[OBJECTIVE]: Where a line holds the string "this", return that line.

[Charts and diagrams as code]
## BEGIN

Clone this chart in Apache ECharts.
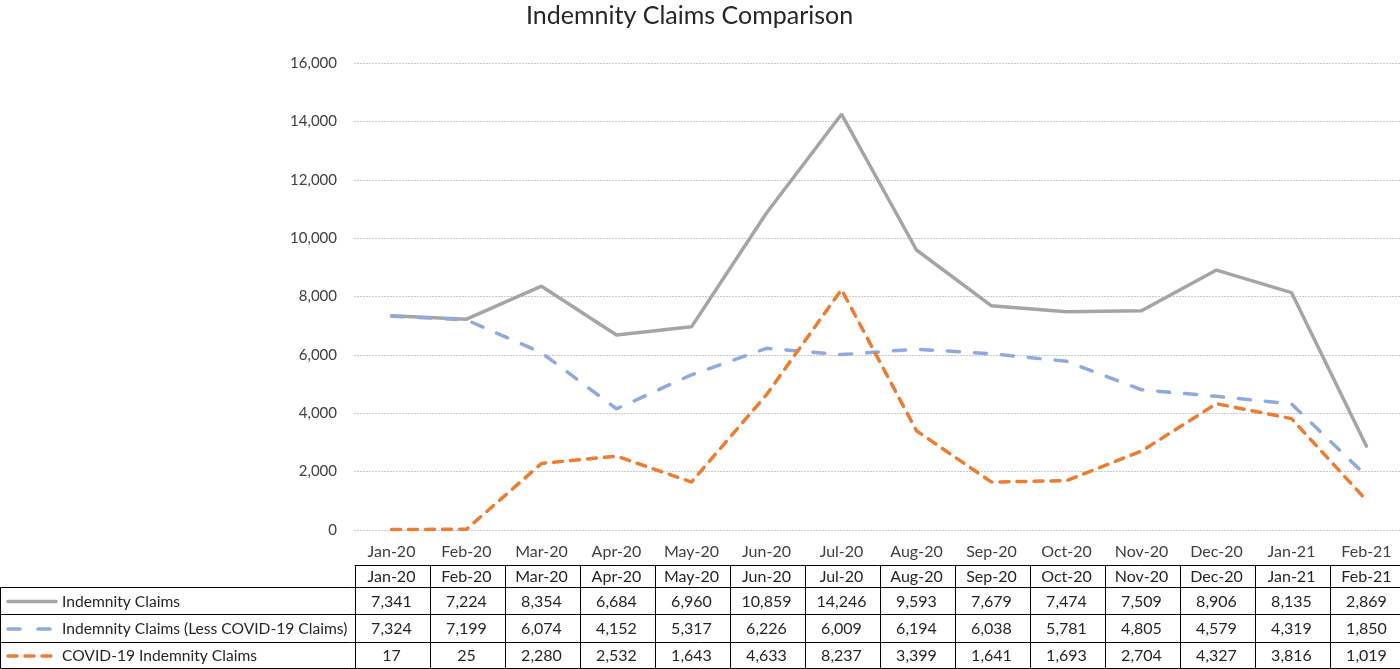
<!DOCTYPE html>
<html>
<head>
<meta charset="utf-8">
<title>Indemnity Claims Comparison</title>
<script src="https://cdn.jsdelivr.net/npm/echarts@6/dist/echarts.min.js"></script>
<style>
    html, body { margin: 0; padding: 0; background: #fff; }
    #mainchart { width: 1400px; height: 669px; }
</style>
</head>
<body>
<div id="mainchart"></div>
<script>
// data
var months = ['Jan-20','Feb-20','Mar-20','Apr-20','May-20','Jun-20','Jul-20','Aug-20','Sep-20','Oct-20','Nov-20','Dec-20','Jan-21','Feb-21'];
var indemnityClaims = [7341, 7224, 8354, 6684, 6960, 10859, 14246, 9593, 7679, 7474, 7509, 8906, 8135, 2869];
var lessCovidClaims = [7324, 7199, 6074, 4152, 5317, 6226, 6009, 6194, 6038, 5781, 4805, 4579, 4319, 1850];
var covidClaims = [17, 25, 2280, 2532, 1643, 4633, 8237, 3399, 1641, 1693, 2704, 4327, 3816, 1019];
var seriesNames = ['Indemnity Claims', 'Indemnity Claims (Less COVID-19 Claims)', 'COVID-19 Indemnity Claims'];
var yTicks = [0, 2000, 4000, 6000, 8000, 10000, 12000, 14000, 16000];

var font = 'Lato, "Open Sans", sans-serif';
var lineStyles = [
    { color: '#A5A5A5', width: 3.5, type: 'solid', cap: 'round' },
    { color: '#8FAADC', width: 3.5, type: [12, 15], cap: 'round' },
    { color: '#ED7D31', width: 3.5, type: [9, 8], cap: 'round' }
];
var allData = [indemnityClaims, lessCovidClaims, covidClaims];

function fmt(v) {
    return Number(v).toLocaleString('en-US');
}

var myChart = echarts.init(document.getElementById('mainchart'));

var series = [];
for (var i = 0; i < allData.length; i++) {
    series.push({
        name: seriesNames[i],
        type: 'line',
        data: allData[i],
        symbol: 'none',
        lineStyle: lineStyles[i],
        silent: true
    });
}

var option = {
    animation: false,
    backgroundColor: '#fff',
    title: {
        text: 'Indemnity Claims Comparison',
        left: 521,
        top: -2,
        textStyle: { fontFamily: font, fontSize: 25, fontWeight: 'normal', color: '#262626' }
    },
    grid: { left: 354, width: 1050, top: 63, bottom: 139, outerBoundsMode: 'none' },
    xAxis: {
        type: 'category',
        data: months,
        boundaryGap: true,
        axisLine: { show: false },
        axisTick: { show: false },
        axisLabel: { fontFamily: font, fontSize: 16, color: '#404040', margin: 14 }
    },
    yAxis: {
        type: 'value',
        min: yTicks[0],
        max: yTicks[yTicks.length - 1],
        interval: yTicks[1] - yTicks[0],
        axisLine: { show: false },
        axisTick: { show: false },
        axisLabel: {
            fontFamily: font, fontSize: 15, color: '#404040', margin: 17,
            formatter: function (v) { return fmt(v); }
        },
        splitLine: { lineStyle: { color: '#C9C9C9', width: 1, type: [2, 1] } }
    },
    series: series
};
myChart.setOption(option);

// data table below the plot, placed on the category axis
var rowLines = [565.5, 587.5, 614.5, 642.5, 668.5];
var tableLeft = 354.5;
var colW = 1050 / months.length;
var tableRight = tableLeft + 1050 - 1;
var g = [];
var black = { stroke: '#000', lineWidth: 1 };

// horizontal lines
g.push({ type: 'line', shape: { x1: tableLeft, y1: rowLines[0], x2: tableRight, y2: rowLines[0] }, style: black });
for (var r = 1; r < rowLines.length; r++) {
    g.push({ type: 'line', shape: { x1: 0.5, y1: rowLines[r], x2: tableRight, y2: rowLines[r] }, style: black });
}
// vertical lines
g.push({ type: 'line', shape: { x1: 0.5, y1: rowLines[1], x2: 0.5, y2: rowLines[4] }, style: black });
for (var c = 0; c <= months.length; c++) {
    var vx = Math.round(tableLeft + c * colW) + 0.5;
    if (c == months.length) vx = tableRight;
    g.push({ type: 'line', shape: { x1: vx, y1: rowLines[0], x2: vx, y2: rowLines[4] }, style: black });
}

// header row and values
for (var m = 0; m < months.length; m++) {
    var cx = myChart.convertToPixel({ xAxisIndex: 0 }, months[m]);
    g.push({
        type: 'text', x: cx, y: (rowLines[0] + rowLines[1]) / 2,
        style: { text: months[m], font: '16px ' + font, fill: '#262626', align: 'center', verticalAlign: 'middle' }
    });
    for (var s = 0; s < allData.length; s++) {
        g.push({
            type: 'text', x: cx, y: (rowLines[s + 1] + rowLines[s + 2]) / 2 + 0.5,
            style: { text: fmt(allData[s][m]), font: '16px ' + font, fill: '#262626', align: 'center', verticalAlign: 'middle' }
        });
    }
}

// row headers with line keys
for (var k = 0; k < seriesNames.length; k++) {
    var cy = (rowLines[k + 1] + rowLines[k + 2]) / 2 + 0.5;
    var ls = lineStyles[k];
    var dash = ls.type == 'solid' ? null : (k == 1 ? [12, 18] : [9, 8]);
    g.push({
        type: 'line', shape: { x1: 8, y1: cy, x2: 56, y2: cy },
        style: { stroke: ls.color, lineWidth: 3.5, lineDash: dash, lineCap: 'round' }
    });
    g.push({
        type: 'text', x: 62, y: cy,
        style: { text: seriesNames[k], font: '15.6px ' + font, fill: '#262626', align: 'left', verticalAlign: 'middle' }
    });
}

myChart.setOption({ graphic: { elements: g } });
</script>
</body>
</html>
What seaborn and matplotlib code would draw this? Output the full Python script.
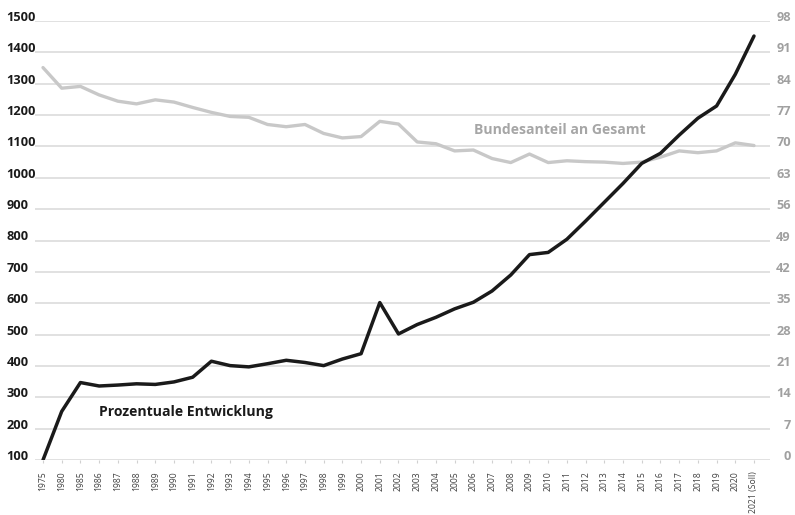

## END

[SOLUTION]:
Clone this chart in Apache ECharts.
What seaborn and matplotlib code would draw this? Output the full Python script.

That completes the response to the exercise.